::: Information provided
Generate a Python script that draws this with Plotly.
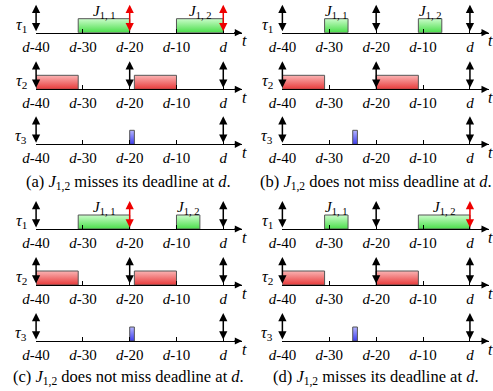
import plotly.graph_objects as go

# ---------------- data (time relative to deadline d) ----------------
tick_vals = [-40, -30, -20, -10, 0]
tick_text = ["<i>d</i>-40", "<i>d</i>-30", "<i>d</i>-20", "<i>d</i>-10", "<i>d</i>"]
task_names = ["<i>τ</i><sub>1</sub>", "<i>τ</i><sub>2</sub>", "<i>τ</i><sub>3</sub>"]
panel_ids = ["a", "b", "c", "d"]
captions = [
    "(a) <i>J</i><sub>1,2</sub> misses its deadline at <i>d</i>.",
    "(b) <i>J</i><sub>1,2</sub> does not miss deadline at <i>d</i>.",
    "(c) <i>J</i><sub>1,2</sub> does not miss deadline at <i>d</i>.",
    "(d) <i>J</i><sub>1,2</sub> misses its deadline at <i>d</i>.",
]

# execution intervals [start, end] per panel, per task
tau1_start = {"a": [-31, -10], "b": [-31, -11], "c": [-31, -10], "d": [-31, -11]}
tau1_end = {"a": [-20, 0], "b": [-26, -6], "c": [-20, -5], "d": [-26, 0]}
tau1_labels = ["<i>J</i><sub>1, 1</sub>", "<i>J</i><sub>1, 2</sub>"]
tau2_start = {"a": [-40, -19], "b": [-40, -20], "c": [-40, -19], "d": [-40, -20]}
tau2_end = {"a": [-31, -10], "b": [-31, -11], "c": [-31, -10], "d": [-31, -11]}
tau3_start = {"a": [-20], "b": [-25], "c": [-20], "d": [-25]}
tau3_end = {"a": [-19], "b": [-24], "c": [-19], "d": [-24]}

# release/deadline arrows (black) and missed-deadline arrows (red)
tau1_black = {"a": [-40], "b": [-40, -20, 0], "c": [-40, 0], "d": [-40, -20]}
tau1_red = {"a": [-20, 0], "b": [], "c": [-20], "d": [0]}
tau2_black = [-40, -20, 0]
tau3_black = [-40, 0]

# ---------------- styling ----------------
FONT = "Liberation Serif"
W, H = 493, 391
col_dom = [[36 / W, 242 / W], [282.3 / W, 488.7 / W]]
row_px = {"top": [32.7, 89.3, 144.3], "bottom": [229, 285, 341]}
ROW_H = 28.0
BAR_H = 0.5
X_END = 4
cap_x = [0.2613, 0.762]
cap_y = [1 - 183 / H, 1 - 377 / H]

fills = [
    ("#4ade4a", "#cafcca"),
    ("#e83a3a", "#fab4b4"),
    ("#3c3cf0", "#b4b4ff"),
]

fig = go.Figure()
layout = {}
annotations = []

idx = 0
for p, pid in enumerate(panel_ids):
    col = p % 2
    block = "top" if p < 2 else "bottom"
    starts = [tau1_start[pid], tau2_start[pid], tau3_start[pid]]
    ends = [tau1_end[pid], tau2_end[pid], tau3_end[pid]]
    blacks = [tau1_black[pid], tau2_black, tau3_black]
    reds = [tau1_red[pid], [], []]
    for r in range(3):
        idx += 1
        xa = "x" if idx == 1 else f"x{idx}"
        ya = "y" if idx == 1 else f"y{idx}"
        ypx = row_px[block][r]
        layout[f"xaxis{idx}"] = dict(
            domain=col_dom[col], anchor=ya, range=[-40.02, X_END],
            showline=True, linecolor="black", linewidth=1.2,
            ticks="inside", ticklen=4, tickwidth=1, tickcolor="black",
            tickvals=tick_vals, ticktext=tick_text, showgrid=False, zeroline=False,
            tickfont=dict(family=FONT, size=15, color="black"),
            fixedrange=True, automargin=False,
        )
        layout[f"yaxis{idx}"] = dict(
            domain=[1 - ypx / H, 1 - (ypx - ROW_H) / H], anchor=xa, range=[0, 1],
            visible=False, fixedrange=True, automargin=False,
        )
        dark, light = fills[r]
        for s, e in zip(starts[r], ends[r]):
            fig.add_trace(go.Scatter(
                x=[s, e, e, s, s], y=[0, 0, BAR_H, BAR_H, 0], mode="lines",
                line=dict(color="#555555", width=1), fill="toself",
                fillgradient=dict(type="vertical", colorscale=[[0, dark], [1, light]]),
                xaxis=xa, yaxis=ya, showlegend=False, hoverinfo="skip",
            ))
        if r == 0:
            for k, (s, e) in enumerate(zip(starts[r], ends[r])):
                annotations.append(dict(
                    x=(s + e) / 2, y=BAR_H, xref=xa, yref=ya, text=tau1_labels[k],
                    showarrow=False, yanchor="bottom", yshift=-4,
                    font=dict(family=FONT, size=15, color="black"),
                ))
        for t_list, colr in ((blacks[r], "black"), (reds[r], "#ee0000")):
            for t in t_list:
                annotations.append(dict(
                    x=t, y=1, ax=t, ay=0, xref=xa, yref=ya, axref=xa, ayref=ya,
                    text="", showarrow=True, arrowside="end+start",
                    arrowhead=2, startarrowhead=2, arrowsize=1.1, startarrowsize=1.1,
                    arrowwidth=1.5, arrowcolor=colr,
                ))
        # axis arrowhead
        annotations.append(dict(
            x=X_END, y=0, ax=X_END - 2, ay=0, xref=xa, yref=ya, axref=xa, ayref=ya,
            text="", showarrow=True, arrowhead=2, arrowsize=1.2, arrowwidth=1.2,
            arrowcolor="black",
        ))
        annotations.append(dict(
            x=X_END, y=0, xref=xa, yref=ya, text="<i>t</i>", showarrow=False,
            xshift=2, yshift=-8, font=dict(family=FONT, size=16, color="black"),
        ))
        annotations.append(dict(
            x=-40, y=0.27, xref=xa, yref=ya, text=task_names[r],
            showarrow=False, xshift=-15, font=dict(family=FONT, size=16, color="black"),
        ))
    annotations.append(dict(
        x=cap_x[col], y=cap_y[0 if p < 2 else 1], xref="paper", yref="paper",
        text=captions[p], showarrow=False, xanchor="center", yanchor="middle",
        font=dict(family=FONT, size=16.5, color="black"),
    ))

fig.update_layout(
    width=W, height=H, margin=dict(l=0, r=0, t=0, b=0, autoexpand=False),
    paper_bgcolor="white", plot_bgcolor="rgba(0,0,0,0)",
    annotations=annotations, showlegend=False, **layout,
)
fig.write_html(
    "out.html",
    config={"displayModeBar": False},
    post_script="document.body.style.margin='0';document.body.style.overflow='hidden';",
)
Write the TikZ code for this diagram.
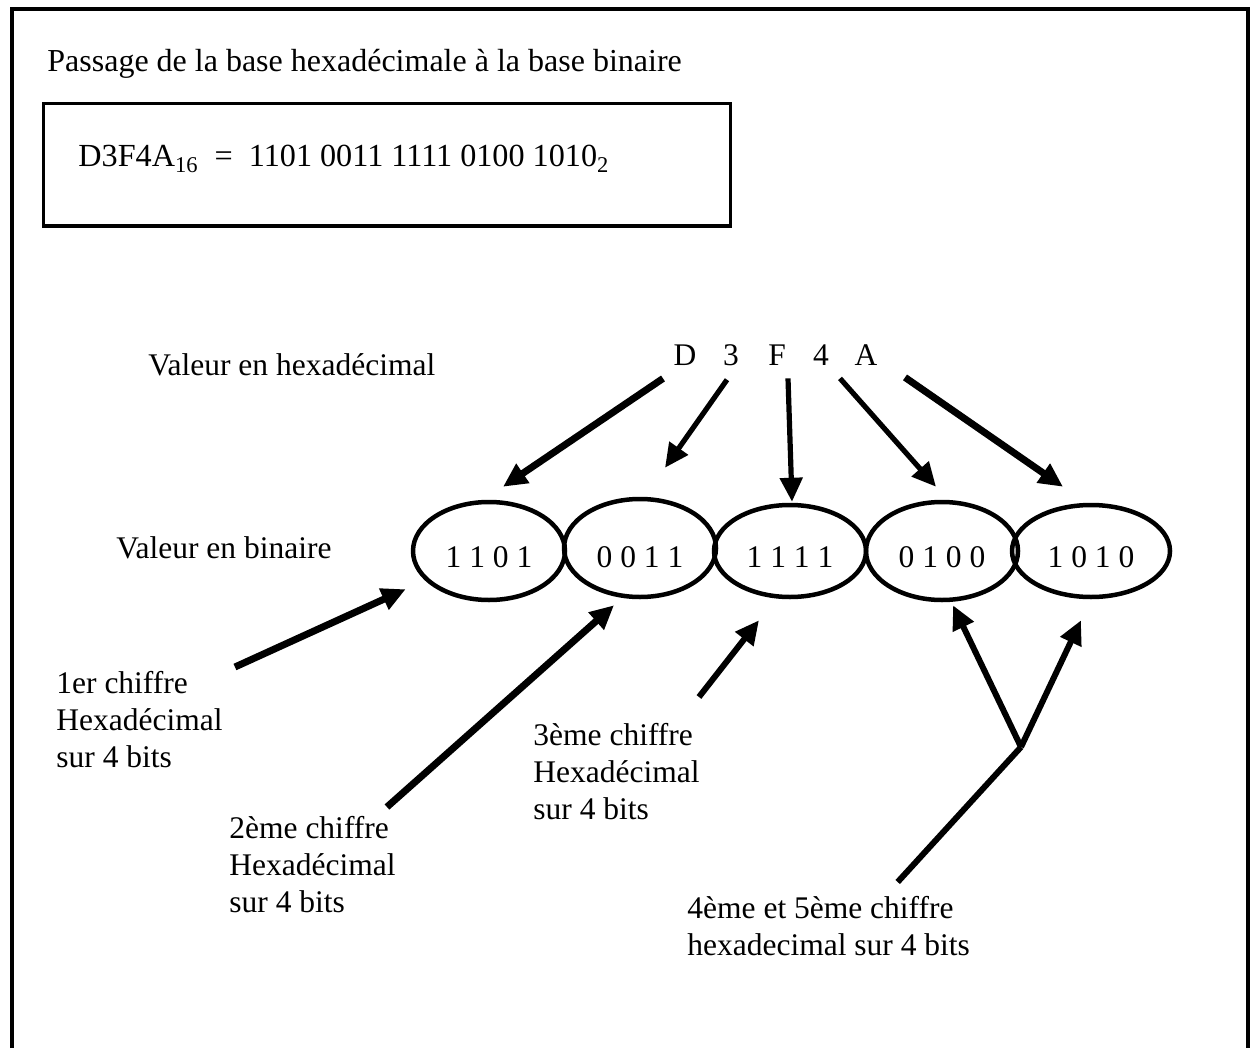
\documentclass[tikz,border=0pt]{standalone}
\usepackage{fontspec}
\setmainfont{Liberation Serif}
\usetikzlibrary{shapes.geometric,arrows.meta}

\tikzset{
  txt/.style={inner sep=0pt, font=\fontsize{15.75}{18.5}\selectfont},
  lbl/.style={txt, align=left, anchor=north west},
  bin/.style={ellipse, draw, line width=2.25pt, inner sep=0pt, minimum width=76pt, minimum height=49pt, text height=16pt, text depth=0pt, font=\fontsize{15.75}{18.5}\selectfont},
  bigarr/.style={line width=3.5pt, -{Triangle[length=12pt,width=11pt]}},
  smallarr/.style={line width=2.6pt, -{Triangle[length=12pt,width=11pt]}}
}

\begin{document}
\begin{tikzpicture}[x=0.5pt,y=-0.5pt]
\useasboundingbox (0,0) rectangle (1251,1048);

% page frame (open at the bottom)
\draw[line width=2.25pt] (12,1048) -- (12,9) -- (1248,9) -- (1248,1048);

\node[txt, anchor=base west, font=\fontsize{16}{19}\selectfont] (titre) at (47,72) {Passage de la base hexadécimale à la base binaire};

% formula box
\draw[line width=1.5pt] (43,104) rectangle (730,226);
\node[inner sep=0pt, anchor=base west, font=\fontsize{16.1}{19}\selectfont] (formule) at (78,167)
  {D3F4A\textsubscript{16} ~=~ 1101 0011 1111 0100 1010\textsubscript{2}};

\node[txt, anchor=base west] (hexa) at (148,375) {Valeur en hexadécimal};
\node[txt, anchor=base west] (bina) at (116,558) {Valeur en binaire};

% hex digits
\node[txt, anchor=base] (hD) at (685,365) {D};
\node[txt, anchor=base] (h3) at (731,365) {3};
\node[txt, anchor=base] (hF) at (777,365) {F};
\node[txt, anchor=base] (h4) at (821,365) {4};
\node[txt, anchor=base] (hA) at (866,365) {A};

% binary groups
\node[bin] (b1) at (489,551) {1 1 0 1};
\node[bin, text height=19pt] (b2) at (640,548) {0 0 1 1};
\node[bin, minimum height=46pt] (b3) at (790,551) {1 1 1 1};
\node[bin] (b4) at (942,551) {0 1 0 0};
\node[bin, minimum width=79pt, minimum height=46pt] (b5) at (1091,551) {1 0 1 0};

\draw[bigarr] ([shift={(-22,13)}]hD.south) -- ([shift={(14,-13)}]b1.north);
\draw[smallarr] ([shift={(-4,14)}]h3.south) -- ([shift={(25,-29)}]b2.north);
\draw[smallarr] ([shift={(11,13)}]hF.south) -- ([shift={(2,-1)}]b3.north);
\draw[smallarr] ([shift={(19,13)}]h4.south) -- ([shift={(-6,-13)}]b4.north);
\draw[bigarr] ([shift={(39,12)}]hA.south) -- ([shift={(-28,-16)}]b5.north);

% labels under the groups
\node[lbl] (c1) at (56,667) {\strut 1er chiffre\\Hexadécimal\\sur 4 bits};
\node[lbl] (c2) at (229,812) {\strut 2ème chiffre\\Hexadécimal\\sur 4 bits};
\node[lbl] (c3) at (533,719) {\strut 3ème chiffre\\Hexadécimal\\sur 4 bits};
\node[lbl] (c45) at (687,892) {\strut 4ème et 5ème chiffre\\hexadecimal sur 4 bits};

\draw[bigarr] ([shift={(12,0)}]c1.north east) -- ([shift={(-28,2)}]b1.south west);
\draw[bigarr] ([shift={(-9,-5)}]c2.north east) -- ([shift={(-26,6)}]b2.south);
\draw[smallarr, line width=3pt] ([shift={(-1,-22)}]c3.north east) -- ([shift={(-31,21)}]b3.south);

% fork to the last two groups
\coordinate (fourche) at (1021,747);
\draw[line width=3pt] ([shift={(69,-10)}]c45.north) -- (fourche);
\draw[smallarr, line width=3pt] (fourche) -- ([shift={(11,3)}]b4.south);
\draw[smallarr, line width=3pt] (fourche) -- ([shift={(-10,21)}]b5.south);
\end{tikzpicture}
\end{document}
::::::
**What to work on:** Please extract exactly the lines of the data, from the first through the line containing "import plotly.graph_objects as go", and add no pictures to the copy.

**Correct response:**
Generate a Python script that draws this with Plotly.
import plotly.graph_objects as go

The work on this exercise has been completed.